Folsgare en de Barbarijse zeerovers
In het kerkarchief van Folsgare komt in het jaar 1751 en 1752 de uitgavenpost “betaald voor twee slaven” voor. Een aantal jaren later in 1769 nog een uitgaven post “betaald aan een slaaff”.
Dit zijn wel heel bijzondere uitgaven voor een kerk en ze roepen de vraag op: “Wat hebben de inwoners van Folsgare met slaven te maken” ?
In de geschiedenisboeken kunnen we lezen dat de Nederlandse zeelui vroeger veel last hadden van zeerovers of, zoals men ze toen noemde, kapers.
Het meest bekend zijn natuurlijk de kapers van Duinkerken. Maar er waren veel meer.

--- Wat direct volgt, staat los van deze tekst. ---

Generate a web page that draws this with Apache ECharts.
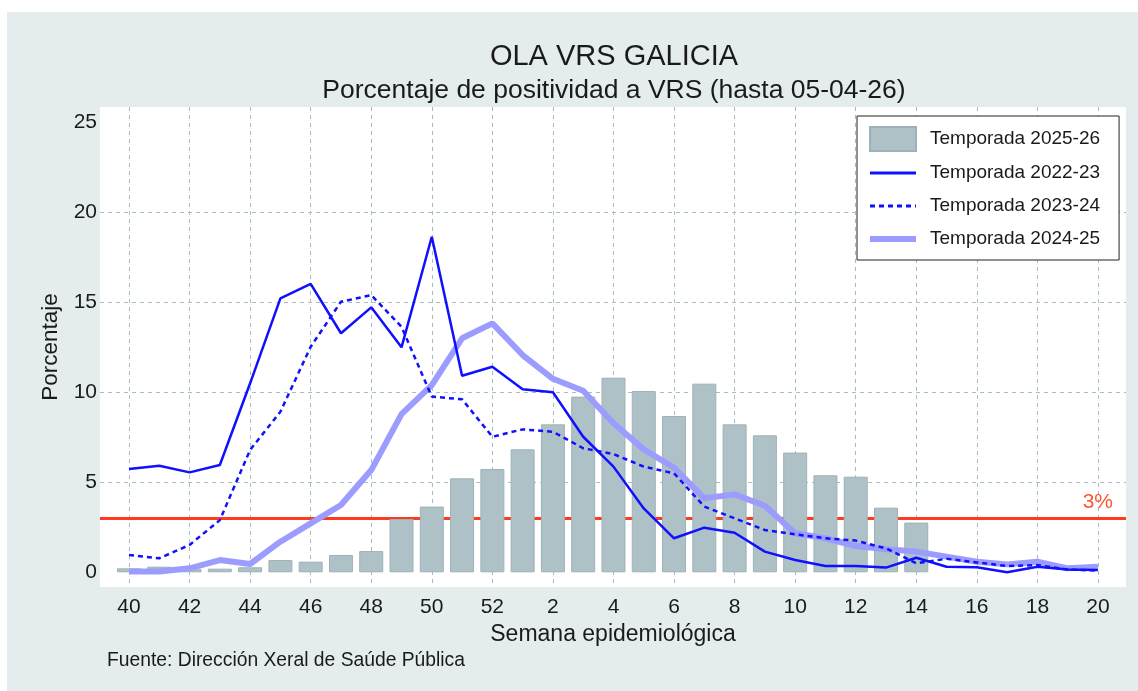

Tussen de 16e en de 19e eeuw bestaat er een gebied dat Barbarije genoemd wordt. De naam zegt al genoeg. Het land, Barbarije, is het land van de Berbers. Tegenwoordig kennen we dit gebied beter als Marokko, Algerije, Tunesië en Libië. Hoewel Barbarije taalkundig een geheel vormt, heerst er tussen de verschillende stammen verdeeldheid. De invoering van de Islam zorgt tijdelijk voor samenhorigheid. Dit is echter voor korte duur. In deze tijd worden onder andere de havensteden Algiers en Tunis de uitvalsbasis voor de beruchte Barbarijse zeerovers. Dit maakt dat de Middellandse Zee, de Noord Atlantische Oceaan en de Europese kustwateren zeer onveilig worden. De piraten enteren de schepen. Schip en bemanning worden meegenomen naar de thuishavens. De mensen worden vervolgens verkocht op de slavenmarkten.